This is a beautiful book that presents solely black and white images. To me it has an Elliott Erwitt feel to it in some regards as there are many humorous images in there and some where the main subject are dogs.
It is apparent from this book that Maier was able to build up a good rapport with most people and was unafraid to photograph strangers. I imagine this to be very difficult given it was a man’s world she was living in. To me Maier is a pioneer for women photographers.
The title of the book gives the subjects away, but what is not clear is the natural ability she has for making what could be a boring image, become interesting. She clearly had a raw talent and one that understood basic photographic principles, without any formal training. How clever she was. There are a multitude of different photographic techniques in the book, which draw the viewer in, making you feel you are there, with the subject. Images portray humour, but also the hard nature of the life people around her had.
What I also like is that she does not stick to the white race.
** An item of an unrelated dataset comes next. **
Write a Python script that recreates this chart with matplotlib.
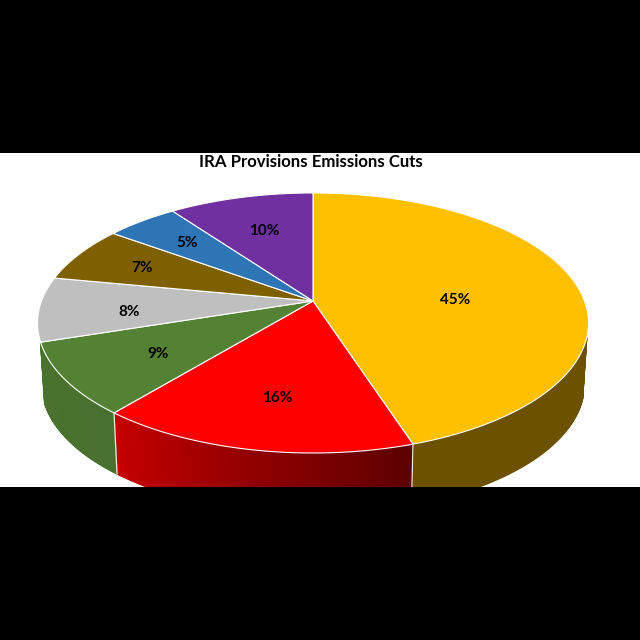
import numpy as np
import matplotlib
matplotlib.use('Agg')
import matplotlib.pyplot as plt
from matplotlib.colors import to_rgb

title = 'IRA Provisions Emissions Cuts'
shares = [45, 16, 9, 8, 7, 5, 10]
colors = ['#FFC000', '#FF0000', '#548235', '#BFBFBF', '#7F6000', '#2E75B6', '#7030A0']
# side wall darkening at the start and end of each slice
shade_start = [0.42, 0.36, 0.86, 0.8, 0.8, 0.8, 0.8]
shade_end = [0.42, 0.78, 0.88, 0.8, 0.8, 0.8, 0.8]
label_radius = [0.53, 0.68, 0.65, 0.68, 0.7, 0.7, 0.65]
label_dx = [2, 3, 1, 2, -4, -2, 1]
label_dy = [9, 2, 4, 6, 1, 0, 1]

# tilted disc, in pixels of the picture
cx, cy = 313, 301
rx, ry, tilt = 271.5, 126.3, 0.169
depth = 61
taper = 0.985
wall_from, wall_to = 106, 252  # part of the rim that has a wall under it


def project(theta, r=1.0):
    # theta clockwise from the top, degrees
    t = np.radians(theta)
    w = 1 + tilt * r * np.cos(t)
    return cx + rx * r * np.sin(t) / w, cy - ry * r * np.cos(t) / w


fig = plt.figure(figsize=(6.4, 6.4), dpi=100, facecolor='black')
ax = fig.add_axes([0, (640 - 487) / 640, 1, (487 - 153) / 640], facecolor='white')
ax.set_xlim(0, 640)
ax.set_ylim(487, 153)
ax.axis('off')
ax.add_patch(plt.Rectangle((0, 153), 640, 334, color='white', zorder=0))

edges = np.concatenate([[0], np.cumsum(shares)]) * 3.6

# side wall, one thin strip at a time so the shading runs along the rim
for i, base in enumerate(colors):
    a, b = max(edges[i], wall_from), min(edges[i + 1], wall_to)
    if b <= a:
        continue
    n = max(int(b - a) * 4, 2)
    th = np.linspace(a, b, n + 1)
    x, y = project(th)
    xb = cx + (x - cx) * taper
    yb = y + depth
    for j in range(n):
        u = (th[j] - edges[i]) / (edges[i + 1] - edges[i])
        s = shade_start[i] + (shade_end[i] - shade_start[i]) * u
        c = np.array(to_rgb(base)) * s
        ax.fill([x[j], x[j + 1], xb[j + 1], xb[j]], [y[j], y[j + 1], yb[j + 1], yb[j]],
                facecolor=c, edgecolor=c, lw=1.0, zorder=1)

# light seams where visible slices meet on the wall
for th in edges[1:3]:
    x, y = project(th)
    ax.plot([x, cx + (x - cx) * taper], [y, y + depth], color='#f4e8d8', lw=0.9, zorder=2)

# top face
for i, base in enumerate(colors):
    th = np.linspace(edges[i], edges[i + 1], 200)
    x, y = project(th)
    ax.fill(np.r_[cx, x], np.r_[cy, y], facecolor=base, edgecolor='white', lw=0.8,
            joinstyle='round', zorder=3)

for i, share in enumerate(shares):
    mid = (edges[i] + edges[i + 1]) / 2
    x, y = project(mid, label_radius[i])
    ax.text(x + label_dx[i], y + label_dy[i], f'{share}%', ha='center', va='center', fontsize=11,
            fontweight='bold', family='Lato', color='black', zorder=4)

ax.text(310.5, 162, title, ha='center', va='center', fontsize=12.1,
        fontweight='bold', family='Lato', color='black', zorder=4)

plt.savefig('out.png', dpi=100, facecolor=fig.get_facecolor())
plt.close()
There are a number of photographers of the black population, at a time when the vile scurge of racism was still accepted as the norm in America. It is great to see her challenge the pure white photography issue. Very brave.
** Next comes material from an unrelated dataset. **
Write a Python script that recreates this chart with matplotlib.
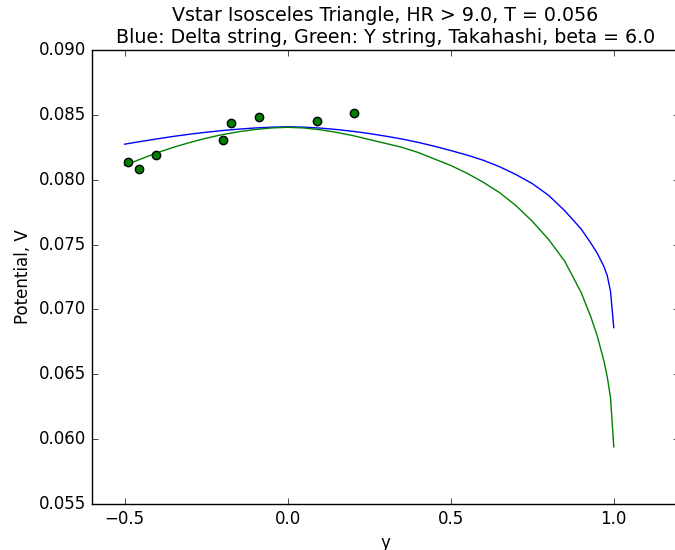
import matplotlib
matplotlib.use("Agg")
import matplotlib.pyplot as plt

plt.style.use("classic")

# curve samples
curve_y = [-0.5, -0.45, -0.4, -0.35, -0.3, -0.25, -0.2, -0.15, -0.1, -0.05,
           0.0, 0.05, 0.1, 0.15, 0.2, 0.25, 0.3, 0.35, 0.4, 0.45,
           0.5, 0.55, 0.6, 0.65, 0.7, 0.75, 0.8, 0.85, 0.9, 0.93,
           0.95, 0.97, 0.98, 0.99, 1.0]
delta_v = [0.08274, 0.08295, 0.08315, 0.08334, 0.08351, 0.08366, 0.08379,
           0.0839, 0.08399, 0.08405, 0.08408, 0.08405, 0.08398, 0.08387,
           0.08373, 0.08356, 0.08336, 0.08314, 0.08288, 0.08258, 0.08225,
           0.0819, 0.0815, 0.0810, 0.0804, 0.0797, 0.0788, 0.0776, 0.0762,
           0.0751, 0.0743, 0.0733, 0.0726, 0.0714, 0.0686]
ystr_v = [0.0811, 0.0816, 0.08208, 0.0825, 0.08287, 0.0832, 0.08348, 0.0837,
          0.08387, 0.08399, 0.08404, 0.08399, 0.08385, 0.08365, 0.0834,
          0.0831, 0.0828, 0.0825, 0.0821, 0.0816, 0.0811, 0.0805,
          0.0798, 0.0790, 0.0780, 0.0768, 0.0754, 0.0737, 0.0713, 0.0694,
          0.0679, 0.0660, 0.0648, 0.0632, 0.0594]

# measured points
pts_y = [-0.491, -0.457, -0.404, -0.197, -0.173, -0.087, 0.091, 0.203]
pts_v = [0.08134, 0.0808, 0.08188, 0.08309, 0.08435, 0.08486, 0.08453, 0.08517]

fig = plt.figure(figsize=(6.75, 5.5), dpi=100, facecolor="white")
ax = fig.add_axes([92 / 675, 46 / 550, 587 / 675, 454 / 550])

ax.plot(curve_y, delta_v, color="b", lw=1)
ax.plot(curve_y, ystr_v, color="g", lw=1)
ax.plot(pts_y, pts_v, "o", mfc="g", mec="k", ms=6, mew=1)

ax.set_xlim(-0.6, 1.2)
ax.set_ylim(0.055, 0.090)
ax.set_xticks([-0.5, 0.0, 0.5, 1.0])
ax.set_xlabel("y")
ax.set_ylabel("Potential, V")
ax.set_title("Vstar Isosceles Triangle, HR > 9.0, T = 0.056\n"
             "Blue: Delta string, Green: Y string, Takahashi, beta = 6.0",
             fontsize=13.7)

fig.savefig("out.png", facecolor="white")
My favourite image from the book is included below.
There are number of reasons why I like this image. I will list them below.
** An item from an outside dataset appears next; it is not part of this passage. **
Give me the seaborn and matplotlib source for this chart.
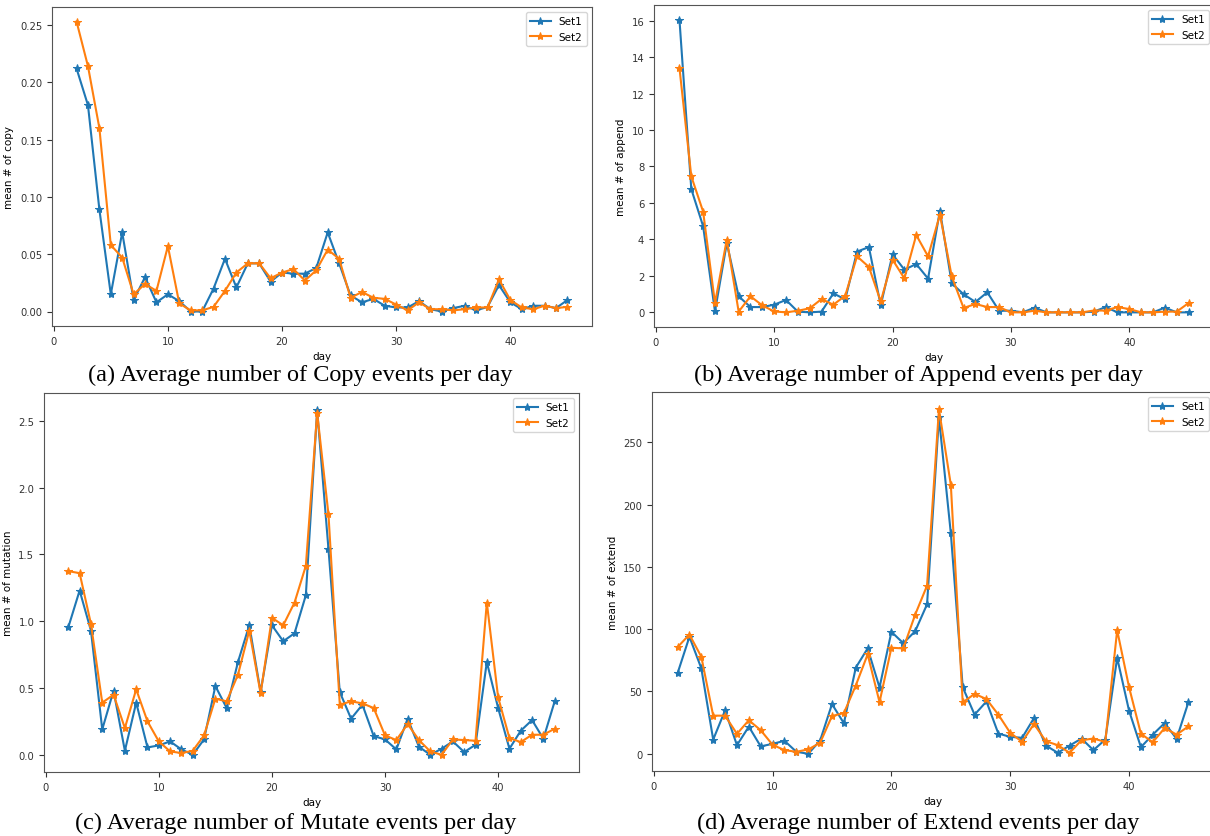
import numpy as np
import pandas as pd
import matplotlib
matplotlib.use("Agg")
import matplotlib.pyplot as plt
import seaborn as sns

days = list(range(2, 46))

copy_set1 = [0.212, 0.180, 0.089, 0.015, 0.069, 0.010, 0.030, 0.008, 0.015, 0.009,
             0.000, 0.000, 0.020, 0.046, 0.021, 0.042, 0.042, 0.026, 0.034, 0.033,
             0.033, 0.038, 0.069, 0.042, 0.014, 0.008, 0.011, 0.005, 0.0035, 0.0035,
             0.009, 0.002, 0.000, 0.003, 0.005, 0.001, 0.004, 0.023, 0.008, 0.002,
             0.005, 0.005, 0.003, 0.010]
copy_set2 = [0.253, 0.214, 0.160, 0.058, 0.047, 0.015, 0.024, 0.018, 0.057, 0.007,
             0.001, 0.001, 0.004, 0.018, 0.034, 0.042, 0.042, 0.029, 0.034, 0.037,
             0.027, 0.036, 0.054, 0.046, 0.012, 0.017, 0.012, 0.011, 0.006, 0.001,
             0.008, 0.002, 0.002, 0.001, 0.002, 0.0035, 0.0035, 0.028, 0.010, 0.0035,
             0.002, 0.005, 0.003, 0.004]

append_set1 = [16.05, 6.76, 4.72, 0.05, 3.80, 0.88, 0.29, 0.29, 0.42, 0.68,
               0.04, 0.00, 0.04, 1.04, 0.71, 3.33, 3.58, 0.38, 3.18, 2.34,
               2.65, 1.85, 5.58, 1.59, 0.99, 0.57, 1.10, 0.09, 0.09, 0.00,
               0.26, 0.00, 0.00, 0.00, 0.00, 0.04, 0.29, 0.00, 0.00, 0.00,
               0.00, 0.26, 0.00, 0.00]
append_set2 = [13.40, 7.46, 5.52, 0.51, 3.99, 0.04, 0.88, 0.38, 0.05, 0.00,
               0.09, 0.22, 0.73, 0.42, 0.91, 3.07, 2.49, 0.60, 2.89, 1.86,
               4.24, 3.07, 5.36, 1.97, 0.24, 0.46, 0.29, 0.29, 0.00, 0.00,
               0.09, 0.00, 0.00, 0.00, 0.00, 0.10, 0.10, 0.29, 0.18, 0.00,
               0.00, 0.04, 0.04, 0.51]

mutate_set1 = [0.955, 1.23, 0.93, 0.19, 0.48, 0.03, 0.39, 0.055, 0.07, 0.10,
               0.04, 0.00, 0.115, 0.515, 0.35, 0.695, 0.97, 0.47, 0.97, 0.85,
               0.91, 1.195, 2.58, 1.54, 0.47, 0.27, 0.375, 0.14, 0.115, 0.04,
               0.27, 0.06, 0.00, 0.045, 0.10, 0.02, 0.075, 0.695, 0.35, 0.045,
               0.18, 0.26, 0.12, 0.40]
mutate_set2 = [1.375, 1.36, 0.98, 0.39, 0.45, 0.20, 0.49, 0.25, 0.10, 0.025,
               0.013, 0.03, 0.145, 0.42, 0.40, 0.60, 0.93, 0.46, 1.025, 0.97,
               1.14, 1.415, 2.56, 1.80, 0.375, 0.40, 0.385, 0.35, 0.145, 0.11,
               0.23, 0.11, 0.025, 0.00, 0.115, 0.11, 0.105, 1.14, 0.43, 0.125,
               0.095, 0.15, 0.15, 0.195]

extend_set1 = [64.6, 93.9, 68.6, 11.4, 34.8, 6.9, 21.8, 5.9, 8.0, 10.4,
               1.6, 0.0, 10.6, 39.9, 24.5, 69.1, 84.6, 53.2, 97.9, 88.8,
               98.4, 120.0, 270.0, 177.0, 53.5, 31.4, 42.0, 16.2, 13.6, 12.8,
               28.7, 6.6, 0.8, 6.6, 12.2, 2.9, 11.4, 77.0, 34.6, 5.3,
               15.4, 24.7, 12.0, 41.5]
extend_set2 = [85.6, 95.7, 77.9, 30.6, 30.6, 16.0, 26.9, 18.9, 7.2, 2.9,
               1.6, 3.5, 8.8, 30.3, 32.7, 54.8, 79.8, 41.5, 85.1, 84.6,
               111.7, 135.0, 276.6, 216.0, 41.2, 48.1, 43.9, 31.4, 16.8, 9.6,
               23.9, 10.1, 6.9, 0.8, 10.9, 12.2, 9.6, 99.2, 53.5, 16.0,
               9.3, 20.7, 15.4, 22.0]

ylabels = ["mean # of copy", "mean # of append", "mean # of mutation", "mean # of extend"]
captions = ["(a) Average number of Copy events per day",
            "(b) Average number of Append events per day",
            "(c) Average number of Mutate events per day",
            "(d) Average number of Extend events per day"]
series_names = ["Set1", "Set2"]

W, H = 1210, 837
fig = plt.figure(figsize=(W / 100, H / 100), dpi=100)

# axes boxes in pixels: left, right, top, bottom
boxes = [(52, 592, 8, 327), (654, 1214, 6, 328), (44, 579, 394, 773), (652, 1214, 393, 772)]
caption_pos = [(300, 375), (918, 375), (296, 823), (918, 823)]
data_pairs = [(copy_set1, copy_set2), (append_set1, append_set2),
              (mutate_set1, mutate_set2), (extend_set1, extend_set2)]
colors = ["#1f77b4", "#ff7f0e"]

for i, (box, (s1, s2)) in enumerate(zip(boxes, data_pairs)):
    l, r, t, b = box
    ax = fig.add_axes([l / W, (H - b) / H, (r - l) / W, (b - t) / H])
    df = pd.DataFrame({"day": days * 2, "value": s1 + s2,
                       "set": [series_names[0]] * len(days) + [series_names[1]] * len(days)})
    sns.lineplot(data=df, x="day", y="value", hue="set", palette=colors,
                 marker="*", markersize=6, linewidth=1.5,
                 ax=ax, legend=True)
    for line in ax.get_lines():
        line.set_markeredgecolor(line.get_color())
        line.set_markerfacecolor(line.get_color())
    ax.set_xlabel("day", fontsize=7.5)
    ax.set_ylabel(ylabels[i], fontsize=7.5)
    ax.tick_params(labelsize=7.2, colors="#333333")
    ax.set_xticks([0, 10, 20, 30, 40])
    for sp in ax.spines.values():
        sp.set_color("#555555")
    leg = ax.legend(loc="upper right", fontsize=7.5, title=None)
    for h in leg.get_lines():
        h.set_markeredgecolor(h.get_color())
        h.set_markerfacecolor(h.get_color())
    cx, cy = caption_pos[i]
    fig.text(cx / W, (H - cy) / H, captions[i], ha="center", va="center",
             fontsize=17.5, family="Liberation Serif")

fig.savefig("out.png", dpi=100)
- symmetry within the frame
- being in the right place at the right time
- the cleaner’s shop being in the background, with the two large men cleaning up
- there are two burly men, dealing with someone who appears to be smaller in stature
- the faces of those watching in the background
- the photographer is a lady in a man’s world
- this is night time flash photography, which is somewhat unusual
- the cigarette held in one of the men’s mouths
- I have a number of questions around this about the man?
- What had he done?
- Was he drunk?
- Had he been fighting?
- Was he being treated fairly?
- Was he picked on due to his size?
- What was he wairing a suit?
- What was his name?
- What was his job?
- Where did he live?
- Did Maier know anyone in the image?
- How did she know where the action would be?
- Was she safe on her own in the dark back streets?
- How did she feel?
I could go on with the questions, as the image raises more questions than answers.
I feel the book is well worth a look and a handy addition to my collection. Maier was new to me, and I have enjoyed her work and will return to it time and again.